§ Work instructions
Repeat the data that follows, word for word, without the images.

## Begin

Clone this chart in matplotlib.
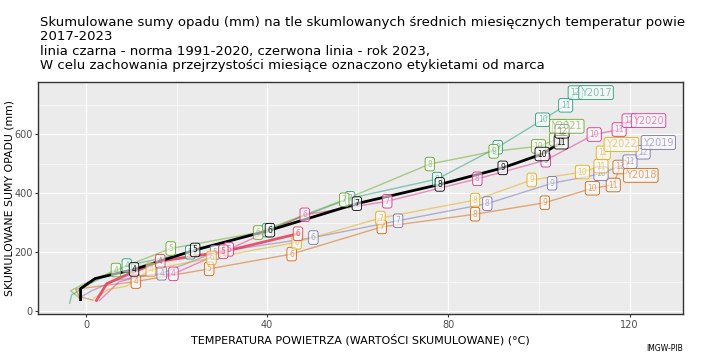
import matplotlib
matplotlib.use("Agg")
import matplotlib.pyplot as plt
from matplotlib.transforms import Bbox, TransformedBbox
import numpy as np

# ---- data (cumulative temperature °C, cumulative precipitation mm), Jan..Dec
months = [1, 2, 3, 4, 5, 6, 7, 8, 9, 10, 11, 12]

t2017 = [-3.6, -3.2, 1.0, 9.0, 23.0, 40.0, 58.3, 77.5, 90.9, 100.8, 105.9, 108.0]
p2017 = [27, 55, 95, 155, 200, 275, 383, 448, 556, 649, 698, 741]

t2018 = [1.5, -1.5, -2.3, 11.0, 27.2, 45.4, 65.3, 85.9, 101.3, 111.8, 116.4, 117.9]
p2018 = [38, 50, 75, 101, 144, 194, 286, 329, 368, 417, 428, 489]

t2019 = [-1.5, 1.3, 6.6, 16.7, 28.5, 50.2, 68.9, 88.6, 102.9, 113.7, 120.1, 123.0]
p2019 = [45, 70, 105, 129, 200, 250, 307, 365, 434, 466, 507, 539]

t2020 = [3.0, 7.3, 12.2, 19.3, 31.5, 48.3, 66.5, 86.4, 101.5, 112.2, 117.7, 119.9]
p2020 = [37, 100, 120, 127, 210, 327, 373, 449, 512, 599, 616, 646]

t2021 = [-1.0, -3.4, -0.2, 6.6, 18.7, 38.0, 57.0, 75.9, 90.0, 99.9, 103.9, 104.6]
p2021 = [40, 70, 95, 140, 213, 267, 378, 499, 542, 559, 583, 627]

t2022 = [1.8, 5.1, 8.9, 14.3, 27.7, 46.5, 65.0, 85.9, 98.4, 109.6, 113.7, 114.2]
p2022 = [45, 75, 85, 141, 181, 234, 316, 377, 445, 472, 492, 537]

t2023 = [2.3, 4.6, 9.2, 16.4, 30.3, 46.8]
p2023 = [37, 94, 125, 170, 202, 263]

t_norm = [-1.2, -1.2, 2.0, 10.6, 24.1, 40.6, 59.8, 78.1, 92.0, 100.7, 104.9, 105.1]
p_norm = [40, 77, 111, 142, 208, 275, 365, 430, 486, 533, 573, 610]

year_names = ["Y2017", "Y2018", "Y2019", "Y2020", "Y2021", "Y2022"]
x_ticks = [0, 40, 80, 120]
y_ticks = [0, 200, 400, 600]

title = ("Skumulowane sumy opadu (mm) na tle skumlowanych średnich miesięcznych temperatur powietrza\n"
         "2017-2023\n"
         "linia czarna - norma 1991-2020, czerwona linia - rok 2023,\n"
         "W celu zachowania przejrzystości miesiące oznaczono etykietami od marca")

# ---- styling
colors = ["#1b9e77", "#d95f02", "#7570b3", "#e7298a", "#66a61e", "#e6ab02"]
name_offsets = [(4, 0), (4, -6), (0, 7), (3, 0), (-6, 0), (2, 6)]  # points

fig = plt.figure(figsize=(7.09, 3.58), dpi=100)
ax = fig.add_axes([0.0536, 0.1229, 0.9097, 0.6481])
ax.set_facecolor("#ebebeb")
for s in ax.spines.values():
    s.set_color("#333333")
    s.set_linewidth(1.0)

ax.set_xlim(-10.6, 131.8)
ax.set_ylim(-9, 777)
ax.set_xticks(x_ticks)
ax.set_yticks(y_ticks)
ax.set_xticks([20, 60, 100], minor=True)
ax.set_yticks([100, 300, 500, 700], minor=True)
ax.grid(True, which="major", color="white", lw=0.9)
ax.grid(True, which="minor", color="white", lw=0.45)
ax.set_axisbelow(True)
ax.tick_params(which="major", colors="#333333", labelcolor="#4d4d4d", labelsize=7, length=2.5, pad=1.5)
ax.tick_params(which="minor", length=0)


def month_labels(t, p, color, alpha, lw_box=0.6):
    for m, x, y in zip(months, t, p):
        if m < 4:
            continue
        ax.text(x, y, str(m), fontsize=5.5, color=color, alpha=alpha, ha="center", va="center",
                zorder=5,
                bbox=dict(boxstyle="round,pad=0.3", fc=(1, 1, 1, 0.6), ec=color, lw=lw_box))


series = [(t2017, p2017), (t2018, p2018), (t2019, p2019), (t2020, p2020), (t2021, p2021), (t2022, p2022)]
for (t, p), c, name, off in zip(series, colors, year_names, name_offsets):
    ax.plot(t, p, color=c, alpha=0.5, lw=1.0, zorder=3)
    month_labels(t, p, c, 0.55)
    ax.annotate(name, xy=(t[-1], p[-1]), xytext=off, textcoords="offset points",
                fontsize=7, color=c, alpha=0.55, ha="left", va="center", zorder=6,
                bbox=dict(boxstyle="round,pad=0.2", fc=(1, 1, 1, 0.6), ec=c, lw=0.6))

ax.plot(t2023, p2023, color="#e6395a", alpha=0.85, lw=2.0, zorder=4)
month_labels(t2023, p2023, "#e6395a", 0.75)
ax.plot(t_norm, p_norm, color="black", lw=2.0, zorder=4)
month_labels(t_norm, p_norm, "black", 0.9)

ax.set_xlabel("TEMPERATURA POWIETRZA (WARTOŚCI SKUMULOWANE) (°C)", fontsize=8)
ax.set_ylabel("SKUMULOWANE SUMY OPADU (mm)", fontsize=7.8)
ax.xaxis.set_label_coords(0.5, -0.085)
ax.yaxis.set_label_coords(-0.036, 0.5)

ttl = fig.text(0.0564, 0.955, title, fontsize=9.5, va="top", ha="left", linespacing=1.12)
ttl.set_clip_box(TransformedBbox(Bbox([[0, 0], [0.966, 1]]), fig.transFigure))
ttl.set_clip_on(True)
fig.text(0.963, 0.015, "IMGW-PIB", fontsize=5.5, ha="right", va="bottom")

fig.savefig("out.png", dpi=100)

## End

§ Exercise result
Clone this chart in matplotlib.
import matplotlib
matplotlib.use("Agg")
import matplotlib.pyplot as plt
from matplotlib.transforms import Bbox, TransformedBbox
import numpy as np

# ---- data (cumulative temperature °C, cumulative precipitation mm), Jan..Dec
months = [1, 2, 3, 4, 5, 6, 7, 8, 9, 10, 11, 12]

t2017 = [-3.6, -3.2, 1.0, 9.0, 23.0, 40.0, 58.3, 77.5, 90.9, 100.8, 105.9, 108.0]
p2017 = [27, 55, 95, 155, 200, 275, 383, 448, 556, 649, 698, 741]

t2018 = [1.5, -1.5, -2.3, 11.0, 27.2, 45.4, 65.3, 85.9, 101.3, 111.8, 116.4, 117.9]
p2018 = [38, 50, 75, 101, 144, 194, 286, 329, 368, 417, 428, 489]

t2019 = [-1.5, 1.3, 6.6, 16.7, 28.5, 50.2, 68.9, 88.6, 102.9, 113.7, 120.1, 123.0]
p2019 = [45, 70, 105, 129, 200, 250, 307, 365, 434, 466, 507, 539]

t2020 = [3.0, 7.3, 12.2, 19.3, 31.5, 48.3, 66.5, 86.4, 101.5, 112.2, 117.7, 119.9]
p2020 = [37, 100, 120, 127, 210, 327, 373, 449, 512, 599, 616, 646]

t2021 = [-1.0, -3.4, -0.2, 6.6, 18.7, 38.0, 57.0, 75.9, 90.0, 99.9, 103.9, 104.6]
p2021 = [40, 70, 95, 140, 213, 267, 378, 499, 542, 559, 583, 627]

t2022 = [1.8, 5.1, 8.9, 14.3, 27.7, 46.5, 65.0, 85.9, 98.4, 109.6, 113.7, 114.2]
p2022 = [45, 75, 85, 141, 181, 234, 316, 377, 445, 472, 492, 537]

t2023 = [2.3, 4.6, 9.2, 16.4, 30.3, 46.8]
p2023 = [37, 94, 125, 170, 202, 263]

t_norm = [-1.2, -1.2, 2.0, 10.6, 24.1, 40.6, 59.8, 78.1, 92.0, 100.7, 104.9, 105.1]
p_norm = [40, 77, 111, 142, 208, 275, 365, 430, 486, 533, 573, 610]

year_names = ["Y2017", "Y2018", "Y2019", "Y2020", "Y2021", "Y2022"]
x_ticks = [0, 40, 80, 120]
y_ticks = [0, 200, 400, 600]

title = ("Skumulowane sumy opadu (mm) na tle skumlowanych średnich miesięcznych temperatur powietrza\n"
         "2017-2023\n"
         "linia czarna - norma 1991-2020, czerwona linia - rok 2023,\n"
         "W celu zachowania przejrzystości miesiące oznaczono etykietami od marca")

# ---- styling
colors = ["#1b9e77", "#d95f02", "#7570b3", "#e7298a", "#66a61e", "#e6ab02"]
name_offsets = [(4, 0), (4, -6), (0, 7), (3, 0), (-6, 0), (2, 6)]  # points

fig = plt.figure(figsize=(7.09, 3.58), dpi=100)
ax = fig.add_axes([0.0536, 0.1229, 0.9097, 0.6481])
ax.set_facecolor("#ebebeb")
for s in ax.spines.values():
    s.set_color("#333333")
    s.set_linewidth(1.0)

ax.set_xlim(-10.6, 131.8)
ax.set_ylim(-9, 777)
ax.set_xticks(x_ticks)
ax.set_yticks(y_ticks)
ax.set_xticks([20, 60, 100], minor=True)
ax.set_yticks([100, 300, 500, 700], minor=True)
ax.grid(True, which="major", color="white", lw=0.9)
ax.grid(True, which="minor", color="white", lw=0.45)
ax.set_axisbelow(True)
ax.tick_params(which="major", colors="#333333", labelcolor="#4d4d4d", labelsize=7, length=2.5, pad=1.5)
ax.tick_params(which="minor", length=0)


def month_labels(t, p, color, alpha, lw_box=0.6):
    for m, x, y in zip(months, t, p):
        if m < 4:
            continue
        ax.text(x, y, str(m), fontsize=5.5, color=color, alpha=alpha, ha="center", va="center",
                zorder=5,
                bbox=dict(boxstyle="round,pad=0.3", fc=(1, 1, 1, 0.6), ec=color, lw=lw_box))


series = [(t2017, p2017), (t2018, p2018), (t2019, p2019), (t2020, p2020), (t2021, p2021), (t2022, p2022)]
for (t, p), c, name, off in zip(series, colors, year_names, name_offsets):
    ax.plot(t, p, color=c, alpha=0.5, lw=1.0, zorder=3)
    month_labels(t, p, c, 0.55)
    ax.annotate(name, xy=(t[-1], p[-1]), xytext=off, textcoords="offset points",
                fontsize=7, color=c, alpha=0.55, ha="left", va="center", zorder=6,
                bbox=dict(boxstyle="round,pad=0.2", fc=(1, 1, 1, 0.6), ec=c, lw=0.6))

ax.plot(t2023, p2023, color="#e6395a", alpha=0.85, lw=2.0, zorder=4)
month_labels(t2023, p2023, "#e6395a", 0.75)
ax.plot(t_norm, p_norm, color="black", lw=2.0, zorder=4)
month_labels(t_norm, p_norm, "black", 0.9)

ax.set_xlabel("TEMPERATURA POWIETRZA (WARTOŚCI SKUMULOWANE) (°C)", fontsize=8)
ax.set_ylabel("SKUMULOWANE SUMY OPADU (mm)", fontsize=7.8)
ax.xaxis.set_label_coords(0.5, -0.085)
ax.yaxis.set_label_coords(-0.036, 0.5)

ttl = fig.text(0.0564, 0.955, title, fontsize=9.5, va="top", ha="left", linespacing=1.12)
ttl.set_clip_box(TransformedBbox(Bbox([[0, 0], [0.966, 1]]), fig.transFigure))
ttl.set_clip_on(True)
fig.text(0.963, 0.015, "IMGW-PIB", fontsize=5.5, ha="right", va="bottom")

fig.savefig("out.png", dpi=100)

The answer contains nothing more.